## PROBLEM TO WORK ON
Return all the data below as it stands, minus the pictures.

## MATERIAL PROVIDED
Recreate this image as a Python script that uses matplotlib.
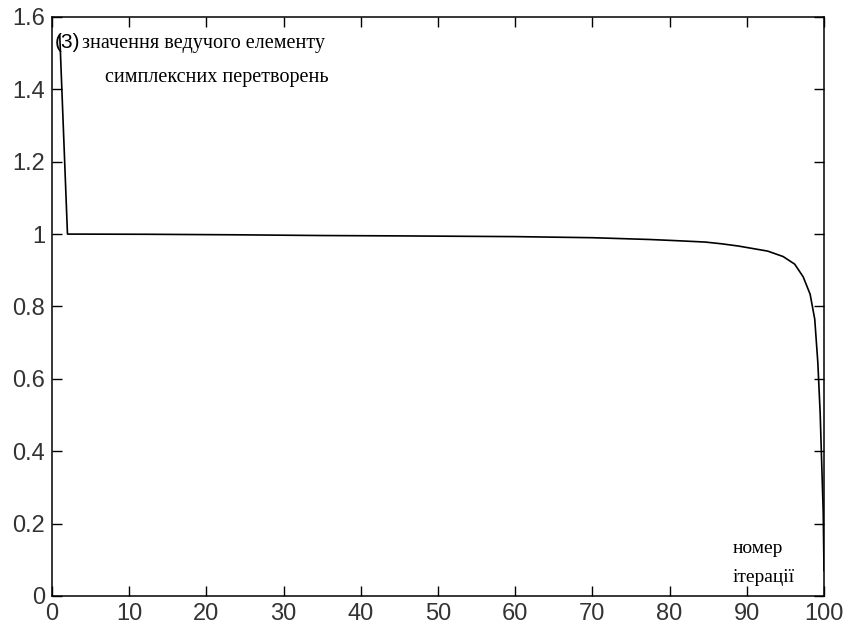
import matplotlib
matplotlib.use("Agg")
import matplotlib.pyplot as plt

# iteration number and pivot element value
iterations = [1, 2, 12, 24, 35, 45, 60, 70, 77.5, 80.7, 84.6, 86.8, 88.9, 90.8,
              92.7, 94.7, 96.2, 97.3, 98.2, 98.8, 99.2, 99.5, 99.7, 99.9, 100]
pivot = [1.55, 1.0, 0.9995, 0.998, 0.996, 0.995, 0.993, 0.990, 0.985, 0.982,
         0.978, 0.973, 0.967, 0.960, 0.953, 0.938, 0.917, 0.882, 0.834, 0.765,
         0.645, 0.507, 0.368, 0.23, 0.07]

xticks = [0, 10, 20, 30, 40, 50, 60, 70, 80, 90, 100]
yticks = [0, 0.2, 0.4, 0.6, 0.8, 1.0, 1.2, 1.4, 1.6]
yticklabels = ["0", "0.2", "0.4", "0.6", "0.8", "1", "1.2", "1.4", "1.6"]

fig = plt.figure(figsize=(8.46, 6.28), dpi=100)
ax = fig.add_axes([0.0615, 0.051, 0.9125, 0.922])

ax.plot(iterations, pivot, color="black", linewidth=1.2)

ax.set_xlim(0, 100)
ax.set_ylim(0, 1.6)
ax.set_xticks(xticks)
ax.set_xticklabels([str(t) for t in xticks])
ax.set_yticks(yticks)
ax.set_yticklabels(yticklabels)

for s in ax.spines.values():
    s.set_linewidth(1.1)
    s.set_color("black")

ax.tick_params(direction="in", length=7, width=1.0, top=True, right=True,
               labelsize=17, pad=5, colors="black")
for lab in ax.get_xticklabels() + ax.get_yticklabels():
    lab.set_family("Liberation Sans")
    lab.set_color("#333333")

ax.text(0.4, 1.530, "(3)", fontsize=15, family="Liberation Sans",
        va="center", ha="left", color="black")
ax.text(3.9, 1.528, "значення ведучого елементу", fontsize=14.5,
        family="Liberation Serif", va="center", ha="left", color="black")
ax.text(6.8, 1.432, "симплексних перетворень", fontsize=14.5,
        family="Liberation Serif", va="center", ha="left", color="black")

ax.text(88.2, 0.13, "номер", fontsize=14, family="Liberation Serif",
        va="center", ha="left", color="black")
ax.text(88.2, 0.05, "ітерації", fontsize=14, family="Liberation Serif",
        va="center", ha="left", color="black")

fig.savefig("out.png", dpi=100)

## SOLUTION TO THE PROBLEM
Recreate this image as a Python script that uses matplotlib.
import matplotlib
matplotlib.use("Agg")
import matplotlib.pyplot as plt

# iteration number and pivot element value
iterations = [1, 2, 12, 24, 35, 45, 60, 70, 77.5, 80.7, 84.6, 86.8, 88.9, 90.8,
              92.7, 94.7, 96.2, 97.3, 98.2, 98.8, 99.2, 99.5, 99.7, 99.9, 100]
pivot = [1.55, 1.0, 0.9995, 0.998, 0.996, 0.995, 0.993, 0.990, 0.985, 0.982,
         0.978, 0.973, 0.967, 0.960, 0.953, 0.938, 0.917, 0.882, 0.834, 0.765,
         0.645, 0.507, 0.368, 0.23, 0.07]

xticks = [0, 10, 20, 30, 40, 50, 60, 70, 80, 90, 100]
yticks = [0, 0.2, 0.4, 0.6, 0.8, 1.0, 1.2, 1.4, 1.6]
yticklabels = ["0", "0.2", "0.4", "0.6", "0.8", "1", "1.2", "1.4", "1.6"]

fig = plt.figure(figsize=(8.46, 6.28), dpi=100)
ax = fig.add_axes([0.0615, 0.051, 0.9125, 0.922])

ax.plot(iterations, pivot, color="black", linewidth=1.2)

ax.set_xlim(0, 100)
ax.set_ylim(0, 1.6)
ax.set_xticks(xticks)
ax.set_xticklabels([str(t) for t in xticks])
ax.set_yticks(yticks)
ax.set_yticklabels(yticklabels)

for s in ax.spines.values():
    s.set_linewidth(1.1)
    s.set_color("black")

ax.tick_params(direction="in", length=7, width=1.0, top=True, right=True,
               labelsize=17, pad=5, colors="black")
for lab in ax.get_xticklabels() + ax.get_yticklabels():
    lab.set_family("Liberation Sans")
    lab.set_color("#333333")

ax.text(0.4, 1.530, "(3)", fontsize=15, family="Liberation Sans",
        va="center", ha="left", color="black")
ax.text(3.9, 1.528, "значення ведучого елементу", fontsize=14.5,
        family="Liberation Serif", va="center", ha="left", color="black")
ax.text(6.8, 1.432, "симплексних перетворень", fontsize=14.5,
        family="Liberation Serif", va="center", ha="left", color="black")

ax.text(88.2, 0.13, "номер", fontsize=14, family="Liberation Serif",
        va="center", ha="left", color="black")
ax.text(88.2, 0.05, "ітерації", fontsize=14, family="Liberation Serif",
        va="center", ha="left", color="black")

fig.savefig("out.png", dpi=100)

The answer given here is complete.